- Hawtat al-Faqih Ali حوطة الفقيه علي
- Al-Hawtah Location in Yemen
- Coordinates: 14°23′0.96″N 47°23′56″E﻿ / ﻿14.3836000°N 47.39889°E
- Country: Yemen
- Governorate: Shabwah
- District: Mayfa'a
- Established: 1372
- Founded by: Ali Muhammad bin Omar al-Habani al-Khawlani

Population (2004)
- • Total: 10,000
- Time zone: UTC+3 (Yemen Standard Time)

= Al-Hawtah =

Town in Yemen

Al-Hawtah, (Note: الحوطة) also known as Hawtat al-Faqih Ali, (Note: حوطة الفقيه علي) is a village in east-central Yemen. It is located in Shabwah Governorate.

== History ==
Al-Hawtah was founded in the 14th century, specifically in 727 AH (1372 CE) by scholar and jurist Ali Muhammad bin Omar al-Habani al-Khawlani according to Yemeni sources. The name "al-Hawtah" literally translates to "village" or "small settlement," while "al-Faqih Ali" is meant to honor the town's founder. Historically, the town had once acted as the main urban area and commercial hub of eastern Yemen, and a bridge for trade with western Yemen. Regional tribes and trade caravans from many areas, including al-Bayda, Marib, Najran, Beihan and Hadhramaut, would gather at the town's famous marketplace during an annual event commemorating the birthday of al-Khawlani. Products traded in the marketplace were mostly livestock and foodstuffs.

Asides from trade, the town also attracted a reputation for peace and harmony since its inception; those entering the town were required to forfeit their weapons at its entrances, ensuring safety. This made it a prominent meeting point where regional tribes would sign peace agreements and treaties. This peace was maintained throughout its history by scholars, preachers, and the overall religious environment, and allowed al-Hawtah to remain most untouched by conflict, which was historically abundant the between tribes of Shabwah.

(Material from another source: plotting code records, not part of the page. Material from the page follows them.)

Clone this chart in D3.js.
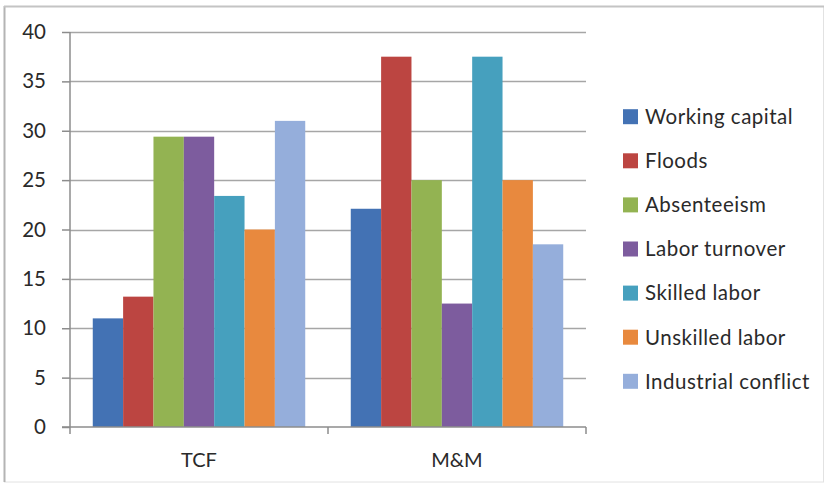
<!DOCTYPE html>
<html>
<head>
<meta charset="utf-8">
<script src="https://cdn.jsdelivr.net/npm/d3@7"></script>
<style>
  html, body { margin: 0; padding: 0; background: #fff; }
  svg { display: block; }
  text { font-family: Lato, "Open Sans", sans-serif; fill: #2a2a2a; }
</style>
</head>
<body>
<svg id="chart" width="831" height="486"></svg>
<script>
// Categories (companies) and the risk factors shown for each
const categories = ["TCF", "M&M"];
const seriesNames = [
  "Working capital", "Floods", "Absenteeism", "Labor turnover",
  "Skilled labor", "Unskilled labor", "Industrial conflict"
];
// Values per series, in category order [TCF, M&M]
const workingCapital     = [11.0, 22.1];
const floods             = [13.2, 37.5];
const absenteeism        = [29.4, 25.0];
const laborTurnover      = [29.4, 12.5];
const skilledLabor       = [23.4, 37.5];
const unskilledLabor     = [20.0, 25.0];
const industrialConflict = [31.0, 18.5];
const yTicks = [0, 5, 10, 15, 20, 25, 30, 35, 40];

const seriesValues = [workingCapital, floods, absenteeism, laborTurnover,
                      skilledLabor, unskilledLabor, industrialConflict];
const colors = ["#4372B4", "#BC4541", "#93B352", "#7D5C9E",
                "#46A0BE", "#E8893E", "#95AEDB"];

const svg = d3.select("#chart");

// Outer chart frame
svg.append("rect")
  .attr("x", 4.5).attr("y", 6.5).attr("width", 819).attr("height", 475.5)
  .attr("fill", "#fff").attr("stroke", "#e2e2e2").attr("stroke-width", 1);
svg.append("line").attr("x1", 4.5).attr("x2", 4.5).attr("y1", 6).attr("y2", 482)
  .attr("stroke", "#b4b4b4").attr("stroke-width", 2);
svg.append("line").attr("x1", 4).attr("x2", 824).attr("y1", 6.5).attr("y2", 6.5)
  .attr("stroke", "#c4c4c4").attr("stroke-width", 2);

const plot = { left: 70, right: 586, top: 32, bottom: 427 };

const x0 = d3.scaleBand().domain(categories)
  .range([plot.left, plot.right]).paddingInner(0).paddingOuter(0);
// 150% gap width: cluster of 7 bars plus 1.5 bar widths of gap per category
const x1 = d3.scaleBand().domain(d3.range(seriesNames.length))
  .range([0, x0.bandwidth()]).paddingInner(0).paddingOuter(0.75);
const y = d3.scaleLinear().domain([0, 40]).range([plot.bottom, plot.top]);

// Horizontal gridlines
svg.append("g").selectAll("line").data(yTicks.filter(t => t > 0)).join("line")
  .attr("x1", plot.left).attr("x2", plot.right)
  .attr("y1", d => Math.round(y(d)) + 0.5).attr("y2", d => Math.round(y(d)) + 0.5)
  .attr("stroke", "#a6a6a6").attr("stroke-width", 1.5);

// Bars
const groups = svg.append("g").selectAll("g").data(categories).join("g")
  .attr("transform", d => `translate(${x0(d)},0)`);
groups.selectAll("rect")
  .data((c, ci) => seriesValues.map((vals, si) => ({ si, v: vals[ci] })))
  .join("rect")
  .attr("x", d => x1(d.si)).attr("width", x1.bandwidth())
  .attr("y", d => y(d.v)).attr("height", d => y(0) - y(d.v))
  .attr("fill", d => colors[d.si]);

// Y axis
const yAxis = svg.append("g")
  .attr("transform", `translate(${plot.left},0)`)
  .call(d3.axisLeft(y).tickValues(yTicks).tickSize(8).tickPadding(16));
yAxis.select(".domain").attr("stroke", "#8c8c8c").attr("stroke-width", 1.5)
  .attr("d", `M0,${plot.top}V${plot.bottom}`);
yAxis.selectAll(".tick line").attr("stroke", "#8c8c8c").attr("stroke-width", 1.5);
yAxis.selectAll(".tick text").attr("font-size", 20.5).attr("fill", "#2a2a2a")
  .attr("font-family", "Lato, sans-serif");

// X axis with tick marks at category boundaries
const xAxis = svg.append("g").attr("transform", `translate(0,${plot.bottom})`);
xAxis.append("line").attr("x1", plot.left - 8).attr("x2", plot.right)
  .attr("y1", 0).attr("y2", 0).attr("stroke", "#8c8c8c").attr("stroke-width", 1.5);
const bounds = categories.map(c => x0(c)).concat([plot.right]);
xAxis.selectAll(".bt").data(bounds).join("line")
  .attr("x1", d => d).attr("x2", d => d).attr("y1", 0).attr("y2", 7)
  .attr("stroke", "#8c8c8c").attr("stroke-width", 1.5);
xAxis.selectAll(".cl").data(categories).join("text")
  .attr("x", d => x0(d) + x0.bandwidth() / 2).attr("y", 40)
  .attr("text-anchor", "middle").attr("font-size", 20)
  .text(d => d);

// Legend
const legend = svg.append("g").selectAll("g").data(seriesNames).join("g")
  .attr("transform", (d, i) => `translate(623,${116.7 + i * 44.1})`);
legend.append("rect").attr("x", 0).attr("y", -7.5).attr("width", 15).attr("height", 15)
  .attr("fill", (d, i) => colors[i]);
legend.append("text").attr("x", 22).attr("y", 0).attr("dy", "0.36em")
  .attr("font-size", 20.5).attr("letter-spacing", 0.5).text(d => d);
</script>
</body>
</html>
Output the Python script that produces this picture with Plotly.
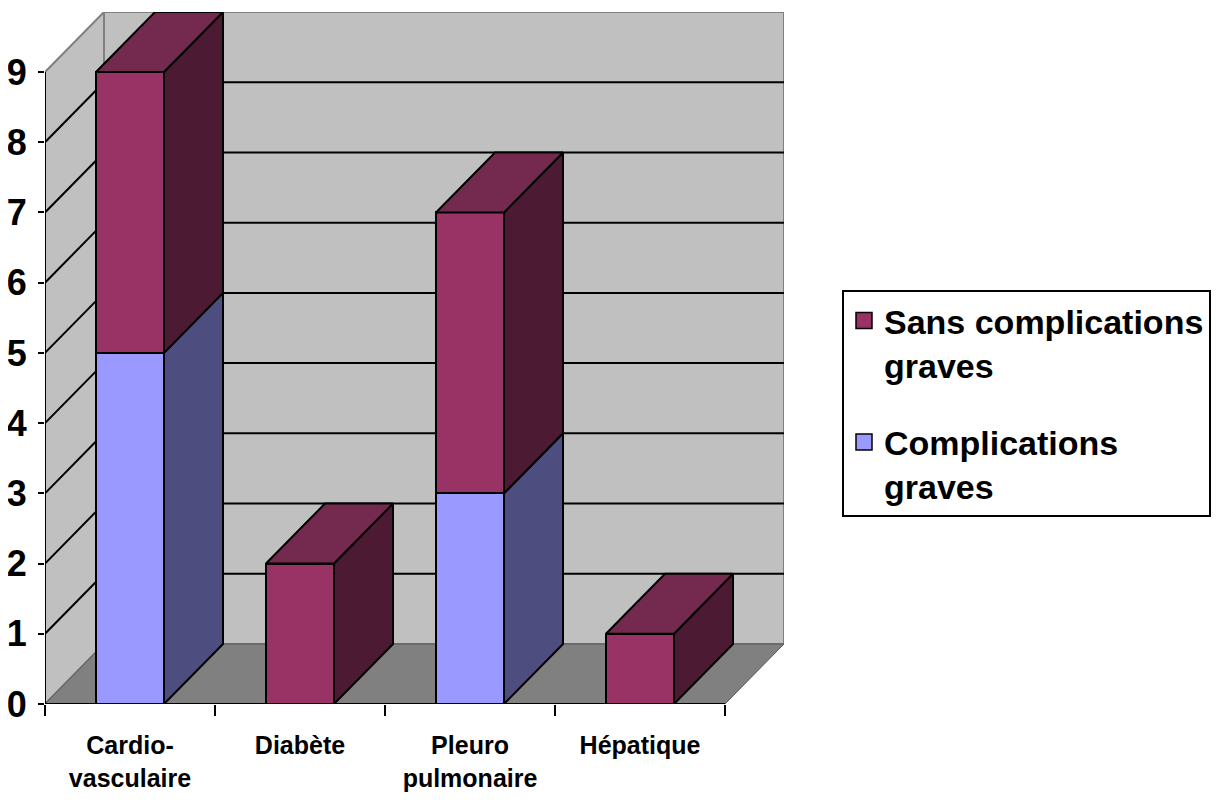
import plotly.graph_objects as go

# ---- data ----
categories = ["Cardio-<br>vasculaire", "Diabète", "Pleuro<br>pulmonaire", "Hépatique"]
complications_graves = [5, 0, 3, 0]
sans_complications = [4, 2, 4, 1]
y_ticks = [0, 1, 2, 3, 4, 5, 6, 7, 8, 9]
series_names = ["Complications<br>graves", "Sans complications<br>graves"]

# ---- style ----
FRONT = ["#9999FF", "#993366"]
SIDE = ["#4D4D80", "#4D1A33"]
TOP = ["#4D4D80", "#732A4E"]
WALL = "#C0C0C0"
FLOOR = "#808080"
EDGE = "#808080"

DX = 59 / 170.0     # depth offset in x data units
DY = 60 / 70.2      # depth offset in y data units
BW = 0.4            # bar width
YMAX = 9
NX = len(categories)
x_idx = list(range(NX))

fig = go.Figure()

# front faces (stacked bars)
series = [complications_graves, sans_complications]
for k, vals in enumerate(series):
    fig.add_trace(go.Bar(
        x=x_idx, y=vals, width=BW, name=series_names[k],
        marker=dict(color=FRONT[k], line=dict(color="black", width=2)),
        showlegend=False, hoverinfo="skip",
    ))

# side and top faces, computed from the stacked values
for i in x_idx:
    base = 0
    tops = []
    for k, vals in enumerate(series):
        v = vals[i]
        if v > 0:
            y0, y1 = base, base + v
            xr = i + BW / 2
            fig.add_trace(go.Scatter(
                x=[xr, xr, xr + DX, xr + DX, xr],
                y=[y0, y1, y1 + DY, y0 + DY, y0],
                mode="lines", fill="toself", fillcolor=SIDE[k],
                line=dict(color="black", width=2),
                showlegend=False, hoverinfo="skip"))
            tops.append((y1, k))
            base = y1
    if tops:
        yt, k = tops[-1]
        xl, xr = i - BW / 2, i + BW / 2
        fig.add_trace(go.Scatter(
            x=[xl, xr, xr + DX, xl + DX, xl],
            y=[yt, yt, yt + DY, yt + DY, yt],
            mode="lines", fill="toself", fillcolor=TOP[k],
            line=dict(color="black", width=2),
            showlegend=False, hoverinfo="skip"))

# legend entries
for k in [1, 0]:
    fig.add_trace(go.Scatter(
        x=[None], y=[None], mode="markers", name=series_names[k],
        legendgroup=f"g{k}",
        marker=dict(symbol="square", size=18, color=FRONT[k],
                    line=dict(color="black", width=1.5)),
        hoverinfo="skip"))

shapes = []
x0, x1 = -0.5, NX - 0.5
# back wall
shapes.append(dict(type="rect", xref="x", yref="y", x0=x0 + DX, x1=x1 + DX, y0=DY, y1=YMAX + DY,
                   fillcolor=WALL, line=dict(color=EDGE, width=2), layer="below"))
# left wall
shapes.append(dict(type="path", xref="x", yref="y",
                   path=f"M{x0},0 L{x0},{YMAX} L{x0+DX},{YMAX+DY} L{x0+DX},{DY} Z",
                   fillcolor=WALL, line=dict(color=EDGE, width=2), layer="below"))
# floor
shapes.append(dict(type="path", xref="x", yref="y",
                   path=f"M{x0},0 L{x1},0 L{x1+DX},{DY} L{x0+DX},{DY} Z",
                   fillcolor=FLOOR, line=dict(color="#555555", width=1), layer="below"))
# gridlines
for v in y_ticks[1:-1]:
    shapes.append(dict(type="line", xref="x", yref="y", x0=x0 + DX, x1=x1 + DX, y0=v + DY, y1=v + DY,
                       line=dict(color="black", width=2), layer="below"))
    shapes.append(dict(type="line", xref="x", yref="y", x0=x0, x1=x0 + DX, y0=v, y1=v + DY,
                       line=dict(color="black", width=2), layer="below"))
# axis lines
shapes.append(dict(type="line", xref="x", yref="y", x0=x0, x1=x1, y0=0, y1=0,
                   line=dict(color="black", width=2), layer="above"))
shapes.append(dict(type="line", xref="x", yref="y", x0=x0, x1=x0, y0=0, y1=YMAX,
                   line=dict(color="black", width=2), layer="above"))

XR = [x0, x1 + DX]
YR = [0, YMAX + DY]

# the page body has an 8px default margin: figure is sized/offset to compensate
fig.update_layout(
    width=1215, height=801,
    margin=dict(l=37, r=439, t=4, b=105, pad=0),
    paper_bgcolor="white", plot_bgcolor="white",
    barmode="stack", bargap=0,
    shapes=shapes,
    showlegend=True,
    legend=dict(
        x=(834 - 37) / 739, y=(696 - 282) / 692, xanchor="left", yanchor="top",
        bordercolor="black", borderwidth=2, bgcolor="white",
        font=dict(family="Liberation Sans, Arial", size=34, color="black", weight="bold"),
        valign="top", traceorder="grouped", tracegroupgap=30,
        itemsizing="trace",
    ),
    xaxis=dict(
        range=XR, tickmode="array", tickvals=x_idx, ticktext=categories,
        showgrid=False, zeroline=False, showline=False, ticks="",
        tickfont=dict(family="Liberation Sans, Arial", size=25, color="black", weight="bold"),
        ticklabelstandoff=24, automargin=False, fixedrange=True,
    ),
    xaxis2=dict(
        range=XR, overlaying="x", side="bottom", tickmode="array",
        tickvals=[x0 + j for j in range(NX + 1)], ticks="outside", ticklen=11,
        tickwidth=2, tickcolor="black", showticklabels=False, showgrid=False,
        zeroline=False, showline=False, automargin=False, fixedrange=True,
    ),
    yaxis=dict(
        range=YR, tickmode="array", tickvals=y_ticks, ticktext=[str(v) for v in y_ticks],
        showgrid=False, zeroline=False, showline=False, ticks="outside", ticklen=6,
        tickwidth=2, tickcolor="black",
        tickfont=dict(family="Liberation Sans, Arial", size=36, color="black", weight="bold"),
        ticklabelstandoff=4, automargin=False, fixedrange=True,
    ),
)
# dummy trace to activate xaxis2
fig.add_trace(go.Scatter(x=[None], y=[None], xaxis="x2", showlegend=False, hoverinfo="skip"))

fig.write_html("out.html", config={"displayModeBar": False})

Al-Hawtah's status as a trading hub had ended by the late 1950's as dirt roads had been built in the area and cars began replace camels as transport. Due to its location upon a river bank, the town has been prone to flash floods, the worst of which occurred in 1996, destroying large amounts of farmland and houses, and killing around 30 locals.

== Geography ==
Al-Hawtah is located in Mayfa'a district of central Shabwah Governorate. It consists of towering houses built into a cliffside of large mountains, and is situated on the Wadi Amqayn river banks. These banks provide the town with an abundance of fertile soil. Al-Ittihad described the landscape as "reminiscent of a masterpiece painted by a skilled artist."

== Demographics ==
Al-Hawtah had a population of over 10,000 according to a national census in 2004, making it the fifth-largest settlement in Shabwah at the time. This figure has likely risen since then due to high annual birth rates and marriage rates among the local youth. The local population are predominantly members of the al-Faqih Ali tribe.